The group’s launch marks the latest in a long list of efforts to address the shortcomings of state public K-12 schools.
What makes this different is “the breadth and magnitude” of the groups involved and their level of commitment, said Tonya Allen, president of the Detroit-based Skillman Foundation.
“None of us are smarter than all of us,” Allen said. “We are not doing as well as we can for our children.”
The fact that groups as diverse as the Grand Rapids Area Chamber of Commerce and the teacher union Michigan Education Association are sitting down together shows the coalition’s commitment to turn things around, several members said.
Launch Michigan won’t be an independent organization. There won’t be a staff or a budget. Instead, the effort will consist of a collaboration among the groups to find common ground on education reforms, and a coordinated push to implement those reforms, Rothwell said.

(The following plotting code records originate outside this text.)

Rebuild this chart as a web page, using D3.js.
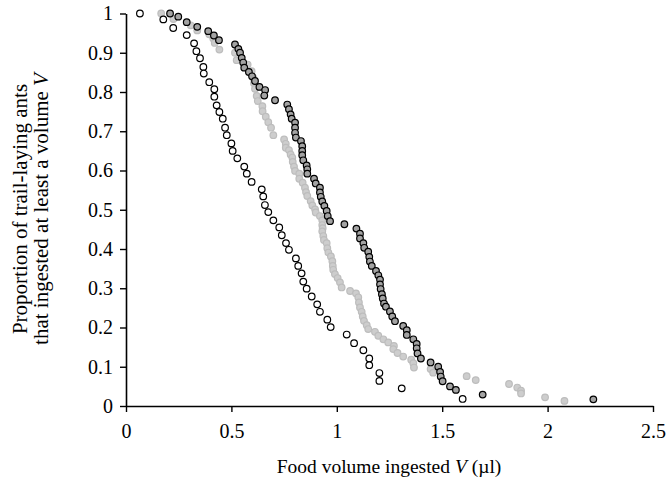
<!DOCTYPE html>
<html>
<head>
<meta charset="utf-8">
<script src="https://cdn.jsdelivr.net/npm/d3@7"></script>
<style>
    body { margin: 0; background: white; }
    text { font-family: "Liberation Serif", "DejaVu Serif", serif; fill: black; }
</style>
</head>
<body>
<div id="container"></div>
<script>
// three groups, cumulative proportions
const openSeries = [[0.066,1.0],[0.177,0.985],[0.224,0.963],[0.288,0.945],[0.323,0.924],[0.334,0.904],[0.351,0.886],[0.367,0.864],[0.369,0.847],[0.395,0.825],[0.419,0.807],[0.419,0.788],[0.430,0.766],[0.443,0.749],[0.459,0.732],[0.470,0.709],[0.478,0.690],[0.500,0.669],[0.506,0.650],[0.528,0.631],[0.561,0.610],[0.573,0.592],[0.596,0.571],[0.644,0.552],[0.651,0.534],[0.659,0.512],[0.675,0.494],[0.699,0.473],[0.727,0.455],[0.739,0.435],[0.759,0.415],[0.773,0.398],[0.806,0.376],[0.817,0.357],[0.833,0.338],[0.841,0.317],[0.857,0.299],[0.881,0.279],[0.907,0.259],[0.920,0.240],[0.955,0.220],[0.971,0.201],[1.047,0.182],[1.082,0.160],[1.126,0.142],[1.154,0.121],[1.154,0.104],[1.202,0.084],[1.202,0.064],[1.308,0.045],[1.597,0.018]]

const greySeries = [[0.167,1.0],[0.225,0.986],[0.307,0.970],[0.338,0.957],[0.395,0.947],[0.414,0.936],[0.421,0.925],[0.443,0.908],[0.517,0.900],[0.525,0.881],[0.577,0.870],[0.596,0.853],[0.604,0.836],[0.607,0.822],[0.612,0.808],[0.620,0.790],[0.625,0.777],[0.647,0.764],[0.648,0.751],[0.663,0.737],[0.675,0.723],[0.688,0.709],[0.699,0.690],[0.750,0.679],[0.758,0.668],[0.758,0.658],[0.773,0.652],[0.781,0.641],[0.789,0.633],[0.791,0.622],[0.797,0.610],[0.802,0.599],[0.822,0.592],[0.822,0.579],[0.838,0.569],[0.849,0.556],[0.854,0.545],[0.860,0.535],[0.876,0.522],[0.884,0.511],[0.897,0.501],[0.900,0.493],[0.920,0.484],[0.931,0.473],[0.931,0.461],[0.933,0.453],[0.931,0.445],[0.936,0.433],[0.939,0.423],[0.952,0.415],[0.955,0.402],[0.960,0.391],[0.972,0.381],[0.979,0.369],[0.981,0.357],[0.983,0.347],[0.991,0.336],[1.004,0.326],[1.015,0.315],[1.023,0.302],[1.063,0.293],[1.091,0.287],[1.102,0.277],[1.105,0.264],[1.110,0.251],[1.118,0.240],[1.123,0.228],[1.129,0.217],[1.142,0.206],[1.149,0.196],[1.181,0.189],[1.197,0.179],[1.221,0.170],[1.244,0.162],[1.271,0.153],[1.268,0.145],[1.288,0.135],[1.315,0.126],[1.353,0.118],[1.363,0.109],[1.366,0.098],[1.445,0.094],[1.457,0.085],[1.616,0.076],[1.659,0.066],[1.817,0.056],[1.856,0.047],[1.874,0.039],[1.874,0.032],[1.988,0.022],[2.080,0.013]]

const darkSeries = [[0.209,1.0],[0.248,0.992],[0.288,0.978],[0.338,0.966],[0.390,0.955],[0.417,0.944],[0.441,0.932],[0.517,0.921],[0.533,0.910],[0.541,0.900],[0.549,0.887],[0.556,0.875],[0.561,0.862],[0.583,0.851],[0.598,0.840],[0.612,0.828],[0.633,0.813],[0.660,0.805],[0.656,0.791],[0.707,0.779],[0.765,0.768],[0.773,0.756],[0.781,0.743],[0.786,0.732],[0.802,0.722],[0.802,0.709],[0.802,0.696],[0.806,0.684],[0.830,0.675],[0.836,0.662],[0.836,0.650],[0.836,0.639],[0.841,0.626],[0.857,0.613],[0.860,0.603],[0.860,0.592],[0.892,0.579],[0.900,0.567],[0.920,0.556],[0.920,0.544],[0.924,0.533],[0.931,0.521],[0.941,0.510],[0.952,0.497],[0.957,0.484],[0.968,0.471],[1.036,0.463],[1.093,0.452],[1.110,0.439],[1.110,0.427],[1.126,0.415],[1.130,0.403],[1.149,0.393],[1.154,0.380],[1.157,0.368],[1.166,0.357],[1.186,0.344],[1.197,0.333],[1.205,0.322],[1.205,0.310],[1.208,0.298],[1.214,0.285],[1.218,0.274],[1.224,0.261],[1.233,0.253],[1.252,0.241],[1.263,0.228],[1.276,0.216],[1.315,0.204],[1.332,0.193],[1.332,0.181],[1.363,0.170],[1.379,0.158],[1.379,0.147],[1.383,0.134],[1.399,0.121],[1.445,0.111],[1.481,0.100],[1.490,0.087],[1.493,0.075],[1.502,0.063],[1.537,0.050],[1.565,0.041],[1.692,0.029],[2.217,0.017]]

const xTicks = [0, 0.5, 1, 1.5, 2, 2.5]
const yTicks = [0, 0.1, 0.2, 0.3, 0.4, 0.5, 0.6, 0.7, 0.8, 0.9, 1]

const w = 670
const h = 481

const svg = d3.select("#container")
    .append("svg")
    .attr("width", w)
    .attr("height", h)
    .style("background-color", "white")

const xScale = d3.scaleLinear()
    .domain([0, 2.5])
    .range([126, 653])
const yScale = d3.scaleLinear()
    .domain([0, 1])
    .range([406, 13.5])

const xAxis = d3.axisBottom(xScale)
    .tickValues(xTicks)
    .tickFormat(d3.format("~g"))
    .tickSizeInner(6)
    .tickSizeOuter(0)
    .tickPadding(12)
const yAxis = d3.axisLeft(yScale)
    .tickValues(yTicks)
    .tickFormat(d3.format("~g"))
    .tickSizeInner(6)
    .tickSizeOuter(0)
    .tickPadding(7)

const gx = svg.append("g")
    .attr("transform", `translate(0, ${yScale(0)})`)
    .call(xAxis)
const gy = svg.append("g")
    .attr("transform", `translate(${xScale(0)}, 0)`)
    .call(yAxis)

for (const g of [gx, gy]) {
    g.select(".domain").attr("stroke", "black").attr("stroke-width", 1.6)
    g.selectAll(".tick line").attr("stroke", "black").attr("stroke-width", 1.4)
    g.selectAll(".tick text")
        .style("font-family", "'Liberation Serif', serif")
        .style("font-size", "20px")
}

// points
function drawDots(data, fill, stroke) {
    svg.append("g")
        .selectAll("circle")
        .data(data)
        .enter()
        .append("circle")
        .attr("cx", (d) => xScale(d[0]))
        .attr("cy", (d) => yScale(d[1]))
        .attr("r", 3.3)
        .attr("fill", fill)
        .attr("stroke", stroke)
        .attr("stroke-width", 1.2)
}
drawDots(greySeries, "#cdcdcd", "#bdbdbd")
drawDots(openSeries, "white", "black")
drawDots(darkSeries, "#a3a3a3", "black")

// axis titles
const xTitle = svg.append("text")
    .attr("x", 389)
    .attr("y", 473)
    .attr("text-anchor", "middle")
    .style("font-size", "19.5px")
xTitle.append("tspan").text("Food volume ingested ")
xTitle.append("tspan").style("font-style", "italic").text("V")
xTitle.append("tspan").text(" (\u00b5l)")

const yTitle = svg.append("g")
    .attr("transform", "translate(0, 209) rotate(-90)")
yTitle.append("text")
    .attr("x", 0)
    .attr("y", 27)
    .attr("text-anchor", "middle")
    .style("font-size", "21px")
    .text("Proportion of trail-laying ants")
const yLine2 = yTitle.append("text")
    .attr("x", 0)
    .attr("y", 48)
    .attr("text-anchor", "middle")
    .style("font-size", "21px")
yLine2.append("tspan").text("that ingested at least a volume ")
yLine2.append("tspan").style("font-style", "italic").text("V")
</script>
</body>
</html>
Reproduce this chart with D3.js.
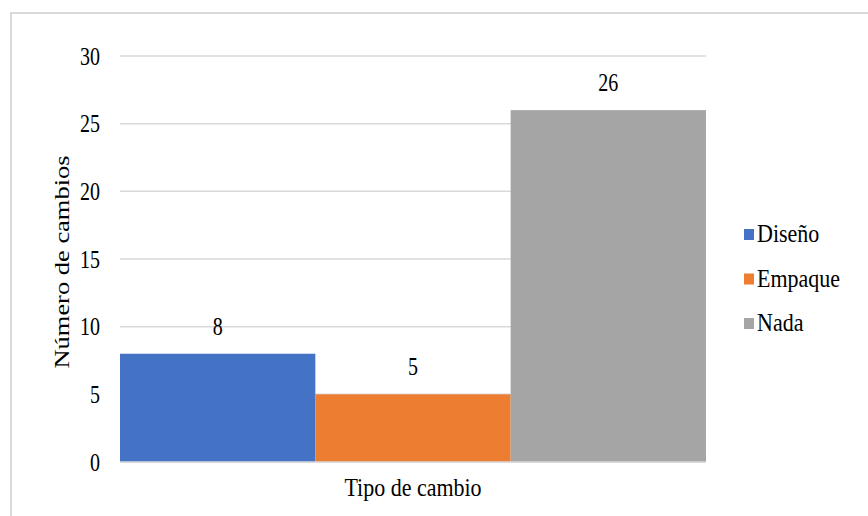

Don’t look for a comprehensive education reform plan from the group, Rothwell said. Instead, the group will pick a handful of issues that research shows impact learning.
Those efforts are likely to include a push for more and better support for teachers and principals; accountability measurements for the entire K-12 system rather than just teachers; and elevating public awareness of the disappointing state of Michigan education.
The hope, said Amber Arellano, president of Education Trust-Midwest, is to wall off education from partisan politics, where reforms tend to change every time a new governor is elected. States that have successfully reformed their schools, such as Massachusetts, Florida and Tennessee, have maintained education reform policies over a long period of time.
“There’s a lot of data out there,” said Chris Wigent, executive director of the Michigan Association of Superintendents and Administrators. “We know what works and what doesn’t work. We just need to work on the 80 percent we agree on. This group is set up to do that.”